I'm not certain that you can get equivalent results in 2 timeframes
just by tweaking a few inputs with expressions like this.
** The purpose of getting clear about the expressions in the expression list
was not to try to tweak trading signals to make a system tradeable in any
timeframe. Instead, it was to try to specify the differences between
timeframes in some quantifiable way.
It may
very well be that tradeable trends in a short timeframe disappear
into the bars in a long timeframe, or tradeable trends in a long
timeframe are swamped out by noise in a short timeframe. I suspect
that many markets will have an optimum timeframe for a particular
strategy.
** I think (but don't have empirical evidence) that this is right. I also
suspect that there is no single "optimal" timeframe per strategy. That is,
out of say 5,10,15,30,60 min and daily, weekly timeframes a strategy may be
"optimal" at 2 out of the total of 7 of these timeframes. I saw the process
of getting empirical evidence as consisting of the following steps:
** 1 Specify the mathematical expressions that account for differences
in the "look" of bars for timeframes (say 5, 10, 15, 30, 60 min, daily, and
weekly).
** 2 Determine which timeframes are the most similar in terms of the
data resulting from applying the expressions in the expression list.
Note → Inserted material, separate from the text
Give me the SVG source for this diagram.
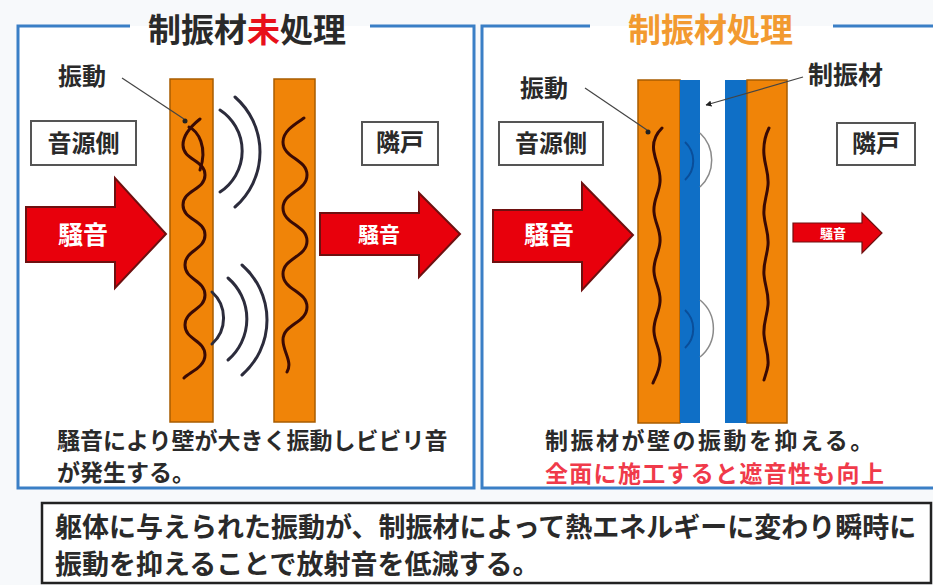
<svg xmlns="http://www.w3.org/2000/svg" width="933" height="585" viewBox="0 0 933 585">
<defs>
<style>
.t{font-family:"Noto Sans CJK JP","Noto Sans CJK SC",sans-serif;font-weight:bold;fill:#2a2a2a}
.panel{fill:none;stroke:#3a7fc6;stroke-width:3}
.wall{fill:#f08408;stroke:#a85c00;stroke-width:1.5}
.damp{fill:#0f6fc6}
.wave{fill:none;stroke:#3a0a04;stroke-width:3;stroke-linecap:round}
.arc{fill:none;stroke:#2c2c3c;stroke-width:3;stroke-linecap:round}
.garc{fill:none;stroke:#8a8a8a;stroke-width:1.5}
.barc{fill:none;stroke:#0a4e9a;stroke-width:2}
.box{fill:#fff;stroke:#555;stroke-width:2}
.arrow{fill:#e8000c;stroke:#6e1010;stroke-width:2;stroke-linejoin:miter}
.at{font-family:"Noto Sans CJK JP",sans-serif;font-weight:bold;fill:#fff;text-anchor:middle}
.lead{fill:none;stroke:#444;stroke-width:1.2}
</style>
<marker id="ah" viewBox="0 0 10 10" refX="9" refY="5" markerWidth="5" markerHeight="5" orient="auto"><path d="M0,0 L10,5 L0,10 Z" fill="#222"/></marker>
</defs>
<rect width="933" height="585" fill="#f7f9fb"/>
<rect x="18" y="26" width="456" height="462" fill="#fff"/>
<rect x="482" y="26" width="460" height="462" fill="#fff"/>

<g id="panel-left">
<path class="panel" d="M130,26 L18,26 L18,488 L474,488 L474,26 L370,26"/>
<text class="t" x="148" y="42" font-size="33">制振材<tspan fill="#e8101a">未</tspan>処理</text>
</g>
<g id="panel-right">
<path class="panel" d="M590,26 L482,26 L482,488 L945,488 M833,26 L945,26"/>
<text class="t" x="628" y="42" font-size="33" style="fill:#f29a30">制振材処理</text>
</g>

<g id="left-walls">
<rect class="wall" x="170" y="79" width="43" height="343"/>
<rect class="wall" x="274" y="79" width="41" height="343"/>
<path class="wave" d="M200,119 C190,127 183,136 183,145 C183,160 205,160 205,175 C205,190 183,190 183,205 C183,220 205,220 205,235 C205,250 185,250 185,265 C185,280 205,280 205,295 C205,310 185,310 185,325 C185,340 205,340 205,355 C205,367 190,372 184,378"/>
<path class="wave" d="M189,127 C198,131 208,147 200,170"/>
<path class="wave" d="M304,118 C295,124 283,131 283,142 C283,158 307,159 307,175 C307,191 283,192 283,208 C283,224 307,225 307,241 C307,257 283,258 283,274 C283,290 307,291 307,307 C307,323 283,324 283,340 C283,352 293,362 287,372"/>
</g>
<g id="left-sound">
<path class="arc" d="M220,110 A49,49 0 0 1 220,192"/>
<path class="arc" d="M235,97 A73,73 0 0 1 235,207"/>
<path class="arc" d="M212,292 A35,35 0 0 1 212,344"/>
<path class="arc" d="M228,278 A54,54 0 0 1 228,360"/>
<path class="arc" d="M242,265 A73,73 0 0 1 242,375"/>
</g>
<g id="left-label-vib"><text class="t" x="58" y="85" font-size="24">振動</text><circle cx="185" cy="121" r="2.5" fill="#222"/></g>
<g id="left-source"><rect class="box" x="31" y="121" width="105" height="44"/><text class="t" x="83.5" y="152" font-size="24" text-anchor="middle">音源側</text></g>
<g id="left-neighbor"><rect class="box" x="362" y="122" width="76" height="43"/><text class="t" x="400" y="151" font-size="24" text-anchor="middle">隣戸</text></g>
<g id="left-noise-in"><path class="arrow" d="M26,207 L115,207 L115,178 L166,234 L115,288 L115,262 L26,262 Z"/><text class="at" x="83" y="244" font-size="25">騒音</text></g>
<g id="left-noise-out"><path class="arrow" d="M320,213 L419,213 L419,193 L460,234 L419,277 L419,255 L320,255 Z"/><text class="at" x="379" y="242" font-size="21">騒音</text></g>
<g id="left-caption"><text class="t" x="57" y="449" font-size="23">騒音により壁が大きく振動しビビリ音</text><text class="t" x="57" y="481" font-size="23">が発生する。</text></g>

<g id="right-walls">
<rect class="wall" x="638" y="80" width="42" height="343"/>
<rect class="damp" x="680" y="80" width="20" height="343"/>
<rect class="damp" x="725" y="80" width="22" height="343"/>
<rect class="wall" x="747" y="80" width="40" height="343"/>
<path class="wave" d="M662,128 C656,134 652,142 654,152 C656,164 661,170 660,182 C659,194 653,200 654,212 C655,224 661,230 660,242 C659,254 653,260 654,272 C655,284 661,290 660,302 C659,314 653,320 654,332 C655,344 661,350 660,362 C659,372 655,378 653,383"/>
<path class="wave" d="M769,128 C765,136 763,144 764,155 C765,167 769,173 768,185 C767,197 763,203 764,215 C765,227 769,233 768,245 C767,257 763,263 764,275 C765,287 769,293 768,305 C767,317 763,323 764,335 C765,347 769,353 768,365 C767,372 765,376 764,380"/>
</g>
<g id="right-sound">
<path class="barc" d="M685,142 A26,26 0 0 1 685,180"/>
<path class="garc" d="M700,133 A37,37 0 0 1 700,187"/>
<path class="barc" d="M685,310 A26,26 0 0 1 685,348"/>
<path class="garc" d="M700,300 A37,37 0 0 1 700,357"/>
</g>
<g id="right-label-vib"><text class="t" x="520" y="97" font-size="24">振動</text><circle cx="648" cy="132" r="2.5" fill="#222"/></g>
<g id="right-label-damp"><text class="t" x="808" y="84" font-size="25">制振材</text></g>
<g id="right-source"><rect class="box" x="499" y="122" width="104" height="43"/><text class="t" x="551" y="152" font-size="24" text-anchor="middle">音源側</text></g>
<g id="right-neighbor"><rect class="box" x="837" y="123" width="78" height="42"/><text class="t" x="876" y="152" font-size="24" text-anchor="middle">隣戸</text></g>
<g id="right-noise-in"><path class="arrow" d="M493,210 L582,210 L582,183 L633,235 L582,290 L582,262 L493,262 Z"/><text class="at" x="549" y="244" font-size="25">騒音</text></g>
<g id="right-noise-out"><path class="arrow" style="stroke-width:1.2" d="M793,223 L862,223 L862,213 L882,233 L862,253 L862,242 L793,242 Z"/><text class="at" x="833" y="238" font-size="13">騒音</text></g>
<g id="right-caption"><text class="t" x="545" y="449" font-size="23" letter-spacing="2.5">制振材が壁の振動を抑える。</text><text class="t" x="545" y="482" font-size="23" letter-spacing="1.3" style="fill:#f03a4a">全面に施工すると遮音性も向上</text></g>

<g id="summary"><rect x="42" y="503" width="889" height="80" fill="#fff" stroke="#222" stroke-width="2.5"/>
<text class="t" x="55" y="537" font-size="27">躯体に与えられた振動が、制振材によって熱エネルギーに変わり瞬時に</text>
<text class="t" x="55" y="574" font-size="27">振動を抑えることで放射音を低減する。</text></g>

<g id="connectors">
<path class="lead" d="M122,78 L184,119"/>
<path class="lead" d="M585,88 L647,130"/>
<path class="lead" d="M803,77 L706,105" marker-end="url(#ah)"/>
</g>
</svg>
** 3 Run multiple trading systems of different types on these different
timeframes. Determine which timeframes are the most similar in terms of the
kinds of results from the application of these trading systems. (This may
not be easy to do. I haven't thought through how one would do it but can
think of a couple of problems one would have to overcome to do it.)
** 4 THE PURPOSE OF THIS COMPLETE EXERCISE is to provide an understanding
of what specific timeframes a certain TYPE of trading system may be most
profitable in. (I'd like eventually to understand that if I have a system
that has solid backtesting results eod it will also probably be solid at xyz
timeframe but not at abc timeframe or def timeframe.)
** My note initiating this thread was really to determine if anyone had
attempted to get these questions before and already had the answer. But I
have found that I get much better responses to questions if I pose initial
answers myself and hence, hopefully, provide value to others. Truth be
known, I don't have much time myself to work through all four steps above.